You also want to understand how the contractor manages design, budgeting, selections, change orders, and scheduling. The more moving parts your project has, the more valuable it is to have one accountable team guiding the process from planning through construction.
How to verify a licensed insured contractor
This part should be straightforward, and a professional contractor should not hesitate to help. Ask for license information and proof of insurance. Review the documents, not just a verbal assurance. Check that the business name matches the company you are hiring and that the coverage is current.
It is also smart to ask who will actually be on site. Some companies sell the job and hand off the work with limited oversight. Others manage the project directly and coordinate trusted trade partners under a clear process. That distinction can affect consistency, communication, and accountability.
While you are evaluating credentials, pay attention to how the contractor answers questions. Clear, direct responses are a good sign. Evasive answers, pressure tactics, or unusually low bids usually deserve a closer look.
Signs you are dealing with a professional operation
A qualified contractor usually shows professionalism long before the first day of construction.
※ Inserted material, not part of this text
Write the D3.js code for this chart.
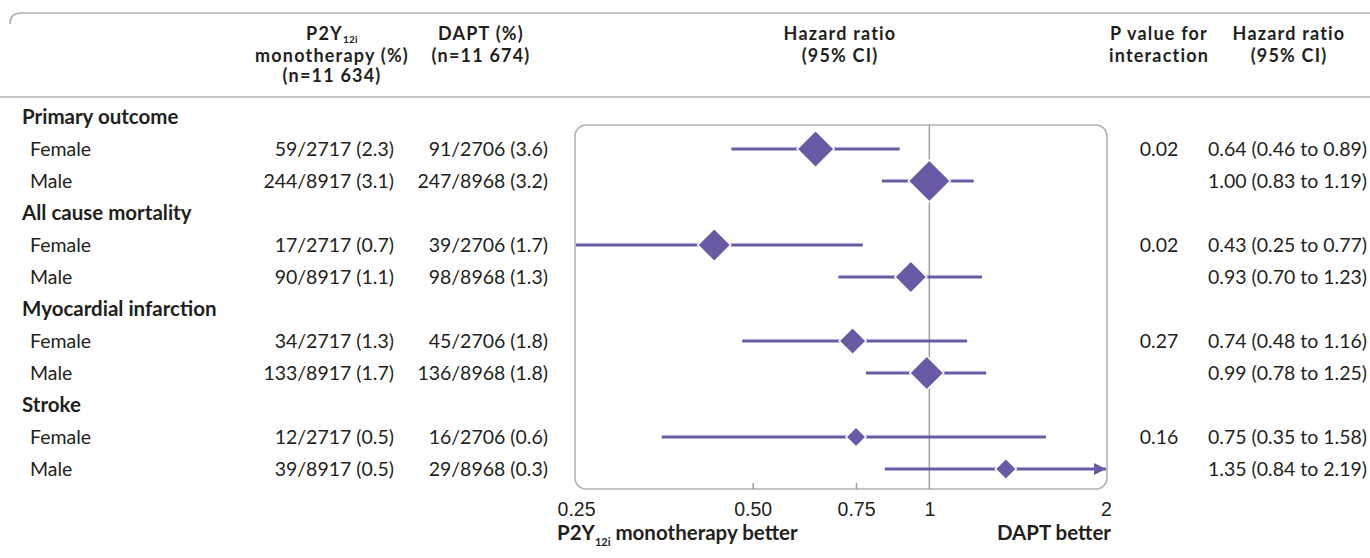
<!DOCTYPE html>
<html><head><meta charset="utf-8">
<script src="https://cdn.jsdelivr.net/npm/d3@7/dist/d3.min.js"></script>
<style>
html,body{margin:0;padding:0;background:#fff;}
svg{display:block;font-family:Lato,"Noto Sans",sans-serif;}
</style></head>
<body>
<svg id="c" width="1370" height="558"></svg>
<script>
const outcomes = ["Primary outcome","All cause mortality","Myocardial infarction","Stroke"];
const subgroups = ["Female","Male"];
const p2yEvents = [59,244,17,90,34,133,12,39];
const p2yN      = [2717,8917,2717,8917,2717,8917,2717,8917];
const p2yPct    = [2.3,3.1,0.7,1.1,1.3,1.7,0.5,0.5];
const daptEvents= [91,247,39,98,45,136,16,29];
const daptN     = [2706,8968,2706,8968,2706,8968,2706,8968];
const daptPct   = [3.6,3.2,1.7,1.3,1.8,1.8,0.6,0.3];
const hr        = [0.64,1.00,0.43,0.93,0.74,0.99,0.75,1.35];
const ciLow     = [0.46,0.83,0.25,0.70,0.48,0.78,0.35,0.84];
const ciHigh    = [0.89,1.19,0.77,1.23,1.16,1.25,1.58,2.19];
const weight    = [18.5,21,16.5,16,13.5,17,10,10.5];
const pInteraction = ["0.02","0.02","0.27","0.16"];
const xTicks = [0.25,0.5,0.75,1,2];

const svg = d3.select("#c");
const ink = "#231f20", purple = "#6a5aa6", grey = "#b0b0b0";
const fs = 19.5, fb = 20.5, fh = 18;

// layout
const rowY0 = 117, rowStep = 32;
const x = d3.scaleLog().base(2).domain([0.25,2]).range([576,1106]);
const boxTop = 125, boxBot = 489, boxL = 575, boxR = 1107;

// header lines
svg.append("path").attr("d","M10,24 Q10,13 21,13 L1370,13").attr("fill","none").attr("stroke",grey).attr("stroke-width",1.6);
svg.append("line").attr("x1",0).attr("x2",1370).attr("y1",97).attr("y2",97).attr("stroke",grey).attr("stroke-width",1.6);

const hdrBase = [40, 62, 82];
function hdr(lines, cx){
  lines.forEach((l,i)=>{
    const t = svg.append("text").attr("x",cx).attr("y",hdrBase[i]).attr("text-anchor","middle")
      .attr("font-size",fh).attr("font-weight","bold").attr("letter-spacing",1.2).attr("fill",ink);
    if(Array.isArray(l)){
      t.append("tspan").text(l[0]);
      t.append("tspan").attr("font-size",10).attr("letter-spacing",0.3).attr("dy",3).text(l[1]);
    } else t.text(l);
  });
}
hdr([["P2Y","12i"],"monotherapy (%)","(n=11 634)"],332);
hdr(["DAPT (%)","(n=11 674)"],481);
hdr(["Hazard ratio","(95% CI)"],840);
hdr(["P value for","interaction"],1159);
hdr(["Hazard ratio","(95% CI)"],1289);

// rows
const rows = [];
outcomes.forEach((o,oi)=>{
  rows.push({type:"h", label:o, y: rowY0 + rowStep*(oi*3)});
  subgroups.forEach((s,si)=>{
    const k = oi*2+si;
    rows.push({type:"s", label:s, k, y: rowY0 + rowStep*(oi*3+1+si), p: si===0 ? pInteraction[oi] : ""});
  });
});

const fmt1 = d3.format(".1f"), fmt2 = d3.format(".2f");

// box
svg.append("rect").attr("x",boxL).attr("y",boxTop).attr("width",boxR-boxL).attr("height",boxBot-boxTop)
  .attr("rx",11).attr("fill","none").attr("stroke",grey).attr("stroke-width",1.5);
svg.append("line").attr("x1",x(1)).attr("x2",x(1)).attr("y1",boxTop).attr("y2",boxBot).attr("stroke","#a0a0a0").attr("stroke-width",1.5);

// ticks inside box
const tickAxis = d3.axisTop(x).tickValues([0.5,0.75]).tickSize(6).tickFormat("");
const tg = svg.append("g").attr("transform",`translate(0,${boxBot})`).call(tickAxis);
tg.select(".domain").remove();
tg.selectAll("line").attr("stroke","#a0a0a0").attr("stroke-width",1.5);

// tick labels
const labAxis = d3.axisBottom(x).tickValues(xTicks).tickSize(0).tickPadding(13).tickFormat(d=> d<1 ? fmt2(d) : d3.format("d")(d));
const lg = svg.append("g").attr("transform",`translate(0,${boxBot})`).call(labAxis);
lg.select(".domain").remove();
lg.selectAll("text").attr("font-size",fs).attr("fill",ink).attr("font-family",null);

// better labels
const bl = svg.append("text").attr("x",557).attr("y",540).attr("font-size",fb).attr("font-weight","bold").attr("fill",ink);
bl.append("tspan").text("P2Y");
bl.append("tspan").attr("font-size",11).attr("dy",6).text("12i");
bl.append("tspan").attr("dy",-6).text(" monotherapy better");
svg.append("text").attr("x",1111).attr("y",540).attr("text-anchor","end").attr("font-size",fb).attr("font-weight","bold").attr("fill",ink).text("DAPT better");

// arrow marker
svg.append("defs").append("marker").attr("id","arr").attr("viewBox","0 0 10 10").attr("refX",10).attr("refY",5)
  .attr("markerWidth",4).attr("markerHeight",4).attr("markerUnits","strokeWidth").attr("orient","auto")
  .append("path").attr("d","M0,0 L10,5 L0,10 Z").attr("fill",purple);

rows.forEach(r=>{
  const base = r.y + 7;
  if(r.type==="h"){
    svg.append("text").attr("x",22).attr("y",base).attr("font-size",fb).attr("font-weight","bold").attr("fill",ink).text(r.label);
    return;
  }
  const k = r.k;
  svg.append("text").attr("x",30).attr("y",base).attr("font-size",fs).attr("fill",ink).text(r.label);
  svg.append("text").attr("x",394).attr("y",base).attr("text-anchor","end").attr("font-size",fs).attr("fill",ink)
    .text(`${p2yEvents[k]}/${p2yN[k]} (${fmt1(p2yPct[k])})`);
  svg.append("text").attr("x",548).attr("y",base).attr("text-anchor","end").attr("font-size",fs).attr("fill",ink)
    .text(`${daptEvents[k]}/${daptN[k]} (${fmt1(daptPct[k])})`);
  if(r.p) svg.append("text").attr("x",1159).attr("y",base).attr("text-anchor","middle").attr("font-size",fs).attr("fill",ink).text(r.p);
  svg.append("text").attr("x",1367).attr("y",base).attr("text-anchor","end").attr("font-size",fs).attr("fill",ink)
    .text(`${fmt2(hr[k])} (${fmt2(ciLow[k])} to ${fmt2(ciHigh[k])})`);
  // CI line
  const clipped = ciHigh[k] > 2;
  const x2 = clipped ? x(2) : x(ciHigh[k]);
  svg.append("line").attr("x1",x(Math.max(ciLow[k],0.25))).attr("x2",x2).attr("y1",r.y).attr("y2",r.y)
    .attr("stroke",purple).attr("stroke-width",3).attr("marker-end",clipped?"url(#arr)":null);
  // diamond
  const cx = x(hr[k]), h = weight[k];
  svg.append("path").attr("d",`M${cx},${r.y-h} L${cx+h},${r.y} L${cx},${r.y+h} L${cx-h},${r.y} Z`)
    .attr("fill",purple).attr("stroke","#fff").attr("stroke-width",1.5);
});
</script>
</body></html>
The estimate is detailed enough to understand what is included. The timeline is discussed realistically, not promised aggressively. Permit responsibility is explained. Communication expectations are clear.
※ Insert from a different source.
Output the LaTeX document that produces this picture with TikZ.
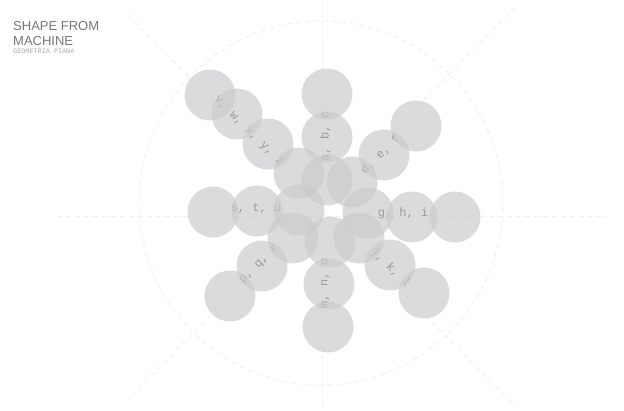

You should also expect a portfolio of completed work and examples that match the kind of project you are planning. For a homeowner considering a kitchen renovation, bath remodel, addition, or custom home, relevant experience matters more than generic claims. Good builders can explain past projects, likely challenges, and how they approach budget and scope decisions.
This is where a design-build approach often helps. When planning, budgeting, and construction are coordinated under one accountable builder, there is less room for confusion between design intent and field execution. For homeowners who want a controlled process, that can make a meaningful difference.
Choosing for value, not just price
Many homeowners start with budget, and that is reasonable. But the lowest price is not always the lowest cost. If a contractor underestimates labor, skips permit planning, or leaves details unresolved, those problems often show up later as change orders, delays, or compromised workmanship.
A licensed insured contractor may not be the cheapest option, but that is often because they are pricing real project conditions, carrying the proper overhead, and planning to complete the work responsibly. On a major home investment, that is usually the better value.
Companies with long experience, established trade relationships, and a clear process tend to reduce risk in ways that are hard to see on the front end. That matters when your home is open, your schedule is affected, and your budget needs to hold up over the life of the project. TCI Construction has built its reputation around that kind of accountable process, and it is one reason many homeowners choose experience and clarity over a bargain price.
A home project should feel organized from the beginning. If a contractor can verify licensing, show active insurance, explain the process clearly, and speak confidently about your scope, you are already starting from a stronger position. That kind of foundation does not just protect the build - it gives you more confidence in every decision that follows.